By Arma Kaynar / info@eurohoops.net
Bu yazının tüm hakları Eurohoops Ltd. Şti.’ye aittir ve tamamının veya bir kısmının izinsiz kullanılması kesinlikle yasaktır.
NBA’de geride bıraktığımız hafta düzenlenen All-Star hafta sonuyla birlikte 2020-21 sezonunun ilk yarısını da resmi olarak geride bıraktık.

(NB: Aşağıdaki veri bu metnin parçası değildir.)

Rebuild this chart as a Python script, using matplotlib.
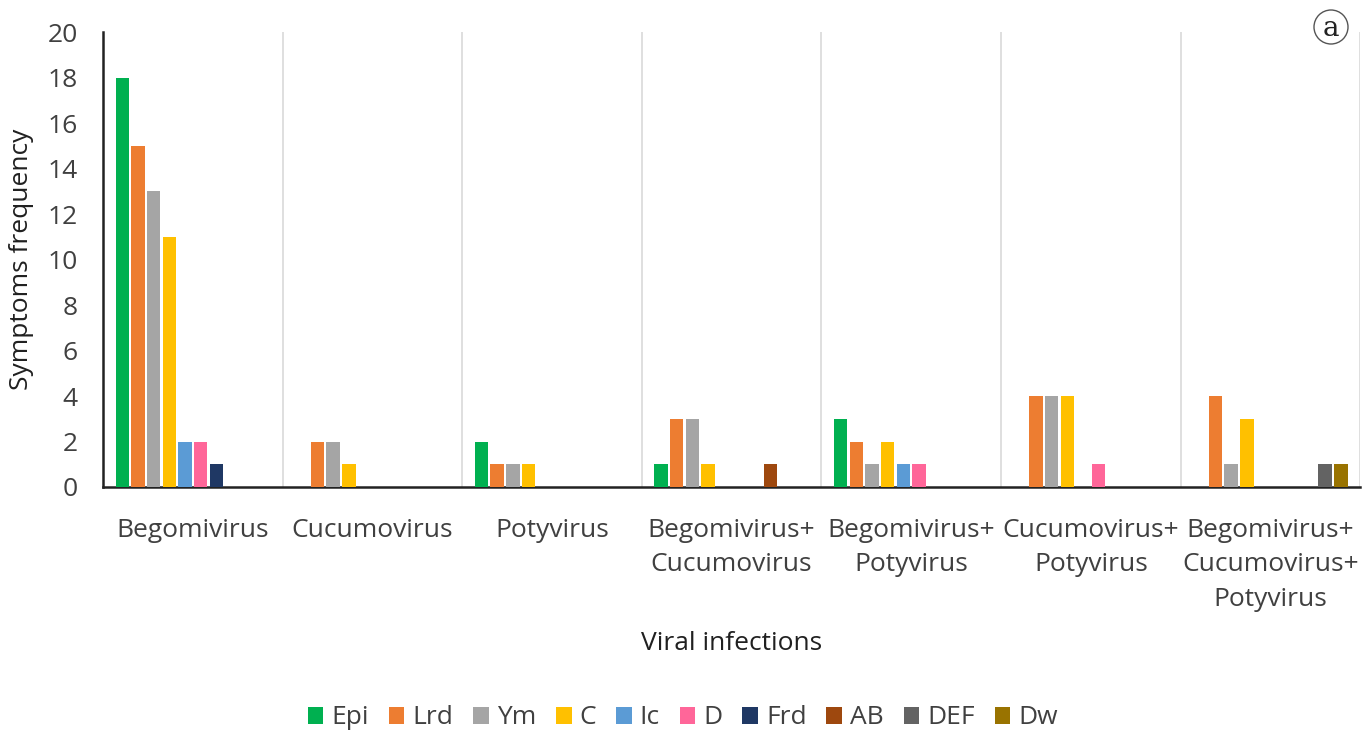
import numpy as np
import matplotlib.pyplot as plt
from matplotlib.patches import Ellipse

# Dados
grupos = ['Begomivirus', 'Cucumovirus', 'Potyvirus', 'Begomivirus+\nCucumovirus',
          'Begomivirus+\nPotyvirus', 'Cucumovirus+\nPotyvirus',
          'Begomivirus+\nCucumovirus+\nPotyvirus']
sintomas = ['Epi', 'Lrd', 'Ym', 'C', 'Ic', 'D', 'Frd', 'AB', 'DEF', 'Dw']
cores = ['#00B050', '#ED7D31', '#A5A5A5', '#FFC000', '#5B9BD5',
         '#FF6699', '#1F3864', '#9E480E', '#636363', '#997300']

epi = [18, 0, 2, 1, 3, 0, 0]
lrd = [15, 2, 1, 3, 2, 4, 4]
ym = [13, 2, 1, 3, 1, 4, 1]
c = [11, 1, 1, 1, 2, 4, 3]
ic = [2, 0, 0, 0, 1, 0, 0]
d = [2, 0, 0, 0, 1, 1, 0]
frd = [1, 0, 0, 0, 0, 0, 0]
ab = [0, 0, 0, 1, 0, 0, 0]
deff = [0, 0, 0, 0, 0, 0, 1]
dw = [0, 0, 0, 0, 0, 0, 1]
series = [epi, lrd, ym, c, ic, d, frd, ab, deff, dw]

plt.rcParams['font.family'] = ['Open Sans', 'DejaVu Sans']
texto = '#404040'
fs = 19

fig = plt.figure(figsize=(13.71, 7.32), dpi=100)
ax = fig.add_axes([0.0751, 0.3347, 0.917, 0.6215])

x = np.arange(len(grupos))
passo = 0.0872
largura = 0.075
for i, (nome, vals, cor) in enumerate(zip(sintomas, series, cores)):
    pos = x + (i - 4.5) * passo
    ax.bar(pos, vals, largura, color=cor, label=nome, zorder=3)

# separadores entre grupos
for b in np.arange(0.5, len(grupos) + 0.5, 1):
    ax.axvline(b, color='#D9D9D9', lw=1.2, zorder=1)

ax.set_xlim(-0.5, len(grupos) - 0.5)
ax.set_ylim(0, 20)
ax.set_yticks(range(0, 21, 2))
ax.set_xticks(x)
ax.set_xticklabels(grupos, fontsize=fs, color=texto, linespacing=1.5)
ax.tick_params(axis='y', labelsize=fs, labelcolor=texto, length=0, pad=18)
ax.tick_params(axis='x', length=0, pad=22)
for s in ['top', 'right']:
    ax.spines[s].set_visible(False)
ax.spines['left'].set_color('#222222')
ax.spines['bottom'].set_color('#222222')
ax.spines['left'].set_linewidth(1.8)
ax.spines['bottom'].set_linewidth(1.8)

ax.set_ylabel('Symptoms frequency', fontsize=fs, color='#202020', labelpad=10)
ax.set_xlabel('Viral infections', fontsize=fs, color='#202020', labelpad=14)

fig.legend(loc='center', bbox_to_anchor=(0.498, 1 - 718 / 732), ncol=10, frameon=False,
           fontsize=fs, handlelength=0.6, handleheight=0.6, handletextpad=0.3,
           columnspacing=0.75, labelcolor=texto)

# marcador do painel
cx, cy, r = 1331, 27, 17
fig.patches.append(Ellipse((cx / 1371, 1 - cy / 732), 2 * r / 1371, 2 * r / 732,
                           transform=fig.transFigure, fill=False, ec='#555555', lw=1))
fig.text(cx / 1371, 1 - (cy + 2) / 732, 'a', ha='center', va='center', fontsize=20,
         family='DejaVu Serif', color='#222222')

fig.savefig('out.png', dpi=100)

72 maç sürecek normal sezonun ilk kısmı; NBA yönetimi, oyuncular, koçlar, taraftarlar dahil olmak üzere herkes için en hafif tabirle pek alışılmadık şekilde geçti. Sezon boyunca birçok maçın Covid-19 önlemleri sebebiyle ertelendiğini görürken, çok sevdiğimiz yıldız oyuncuların yine aynı protokoller sebebiyle parkelerden uzak kaldığına da şahit olduk.
Sezonun ilk kısmında takımların kısa hazırlık dönemleri, alışık olmadığı şartlar ve yorgunluk gibi faktörlerin de birleşmesiyle birçok sürpriz sonuç da ortaya çıktı. Bazı oyuncuların, potansiyellerinden beklenen performansı hatta daha fazlasını da gösterdiğini söyleyebiliriz.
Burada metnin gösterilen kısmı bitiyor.